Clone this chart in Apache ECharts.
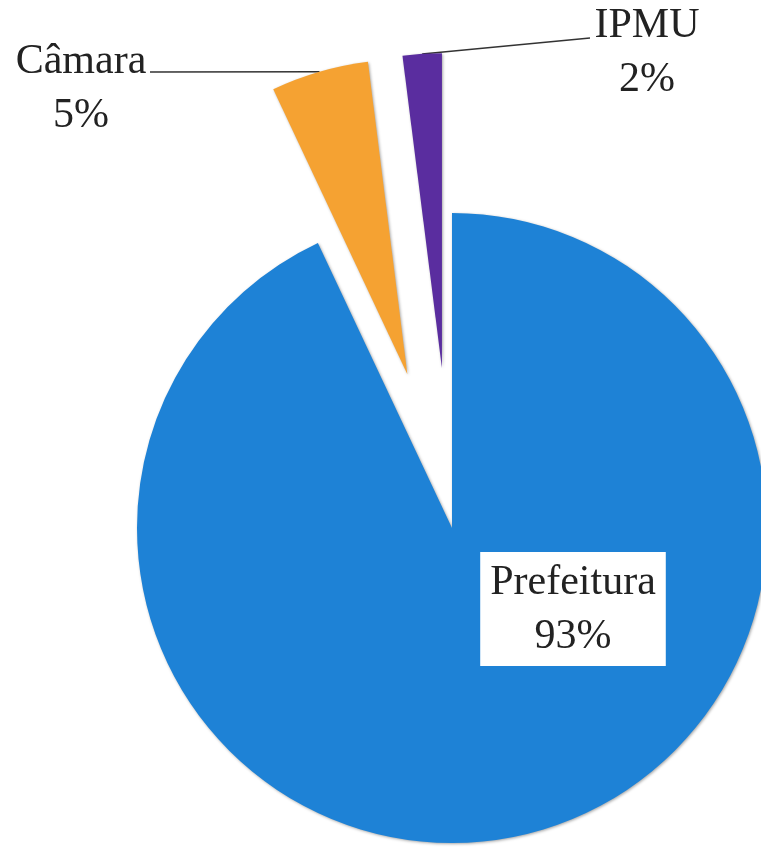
<!DOCTYPE html>
<html>
<head>
    <meta charset="utf-8">
    <title>Pie</title>
    <script src="https://cdn.jsdelivr.net/npm/echarts@6/dist/echarts.min.js"></script>
    <style>
        html, body { margin: 0; padding: 0; background: #fff; }
        #main { width: 761px; height: 848px; }
    </style>
</head>
<body>
<div id="main"></div>
<script type="text/javascript">
    // dados do gráfico
    var names = ['Prefeitura', 'Câmara', 'IPMU'];
    var values = [93, 5, 2];
    var colors = ['#1e82d6', '#f5a232', '#5a2d9f'];
    var exploded = [false, true, true];

    var center = [452, 528];
    var radius = 315;
    var offset = 160;

    var chart = echarts.init(document.getElementById('main'));

    // fatias (com destaque das fatias pequenas)
    var sliceData = [];
    // rótulos (série transparente, sem destaque)
    var labelData = [];
    for (var i = 0; i < names.length; i++) {
        sliceData.push({
            name: names[i],
            value: values[i],
            selected: exploded[i],
            itemStyle: { color: colors[i] }
        });
        labelData.push({ name: names[i], value: values[i] });
    }
    labelData[0].label = {
        backgroundColor: '#fff',
        padding: [4, 10, 2, 10]
    };
    labelData[0].labelLine = { show: false };

    // posição dos rótulos (x central, y do topo, fim da linha guia)
    var labelPos = [
        { x: 573, y: 552, line: null },
        { x: 81, y: 35, line: [150, 72] },
        { x: 647, y: -1, line: [590, 38] }
    ];

    var option = {
        backgroundColor: '#ffffff',
        animation: false,
        series: [{
            type: 'pie',
            center: center,
            radius: radius,
            startAngle: 90,
            clockwise: true,
            selectedMode: 'multiple',
            selectedOffset: offset,
            itemStyle: {
                shadowBlur: 3,
                shadowColor: 'rgba(0,0,0,0.35)',
                shadowOffsetX: 1,
                shadowOffsetY: 1
            },
            label: { show: false },
            labelLine: { show: false },
            emphasis: { disabled: true },
            data: sliceData
        }, {
            type: 'pie',
            silent: true,
            center: center,
            radius: radius,
            startAngle: 90,
            clockwise: true,
            avoidLabelOverlap: false,
            itemStyle: { color: 'rgba(0,0,0,0)' },
            label: {
                show: true,
                position: 'outside',
                fontFamily: 'Liberation Serif',
                fontSize: 42,
                lineHeight: 54,
                color: '#222',
                align: 'center',
                formatter: function (p) {
                    return p.name + '\n' + Math.round(p.percent) + '%';
                }
            },
            labelLine: {
                show: true,
                lineStyle: { color: '#333', width: 1.5 }
            },
            labelLayout: function (params) {
                var pos = labelPos[params.dataIndex];
                var res = {
                    x: pos.x,
                    y: pos.y,
                    align: 'center',
                    verticalAlign: 'top'
                };
                if (pos.line && params.labelLinePoints) {
                    // início da linha na borda da fatia deslocada
                    var p0 = params.labelLinePoints[0];
                    var vx = p0[0] - center[0], vy = p0[1] - center[1];
                    var len = Math.sqrt(vx * vx + vy * vy);
                    var start = [p0[0] + vx / len * offset, p0[1] + vy / len * offset];
                    res.labelLinePoints = [start, pos.line];
                }
                return res;
            },
            emphasis: { disabled: true },
            data: labelData
        }]
    };
    chart.setOption(option);
</script>
</body>
</html>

****************************************

**YOUR OBJECTIVE**
Give the data again exactly as written, with all pictures left out.

**TASK ANSWER**
Clone this chart in Apache ECharts.
<!DOCTYPE html>
<html>
<head>
    <meta charset="utf-8">
    <title>Pie</title>
    <script src="https://cdn.jsdelivr.net/npm/echarts@6/dist/echarts.min.js"></script>
    <style>
        html, body { margin: 0; padding: 0; background: #fff; }
        #main { width: 761px; height: 848px; }
    </style>
</head>
<body>
<div id="main"></div>
<script type="text/javascript">
    // dados do gráfico
    var names = ['Prefeitura', 'Câmara', 'IPMU'];
    var values = [93, 5, 2];
    var colors = ['#1e82d6', '#f5a232', '#5a2d9f'];
    var exploded = [false, true, true];

    var center = [452, 528];
    var radius = 315;
    var offset = 160;

    var chart = echarts.init(document.getElementById('main'));

    // fatias (com destaque das fatias pequenas)
    var sliceData = [];
    // rótulos (série transparente, sem destaque)
    var labelData = [];
    for (var i = 0; i < names.length; i++) {
        sliceData.push({
            name: names[i],
            value: values[i],
            selected: exploded[i],
            itemStyle: { color: colors[i] }
        });
        labelData.push({ name: names[i], value: values[i] });
    }
    labelData[0].label = {
        backgroundColor: '#fff',
        padding: [4, 10, 2, 10]
    };
    labelData[0].labelLine = { show: false };

    // posição dos rótulos (x central, y do topo, fim da linha guia)
    var labelPos = [
        { x: 573, y: 552, line: null },
        { x: 81, y: 35, line: [150, 72] },
        { x: 647, y: -1, line: [590, 38] }
    ];

    var option = {
        backgroundColor: '#ffffff',
        animation: false,
        series: [{
            type: 'pie',
            center: center,
            radius: radius,
            startAngle: 90,
            clockwise: true,
            selectedMode: 'multiple',
            selectedOffset: offset,
            itemStyle: {
                shadowBlur: 3,
                shadowColor: 'rgba(0,0,0,0.35)',
                shadowOffsetX: 1,
                shadowOffsetY: 1
            },
            label: { show: false },
            labelLine: { show: false },
            emphasis: { disabled: true },
            data: sliceData
        }, {
            type: 'pie',
            silent: true,
            center: center,
            radius: radius,
            startAngle: 90,
            clockwise: true,
            avoidLabelOverlap: false,
            itemStyle: { color: 'rgba(0,0,0,0)' },
            label: {
                show: true,
                position: 'outside',
                fontFamily: 'Liberation Serif',
                fontSize: 42,
                lineHeight: 54,
                color: '#222',
                align: 'center',
                formatter: function (p) {
                    return p.name + '\n' + Math.round(p.percent) + '%';
                }
            },
            labelLine: {
                show: true,
                lineStyle: { color: '#333', width: 1.5 }
            },
            labelLayout: function (params) {
                var pos = labelPos[params.dataIndex];
                var res = {
                    x: pos.x,
                    y: pos.y,
                    align: 'center',
                    verticalAlign: 'top'
                };
                if (pos.line && params.labelLinePoints) {
                    // início da linha na borda da fatia deslocada
                    var p0 = params.labelLinePoints[0];
                    var vx = p0[0] - center[0], vy = p0[1] - center[1];
                    var len = Math.sqrt(vx * vx + vy * vy);
                    var start = [p0[0] + vx / len * offset, p0[1] + vy / len * offset];
                    res.labelLinePoints = [start, pos.line];
                }
                return res;
            },
            emphasis: { disabled: true },
            data: labelData
        }]
    };
    chart.setOption(option);
</script>
</body>
</html>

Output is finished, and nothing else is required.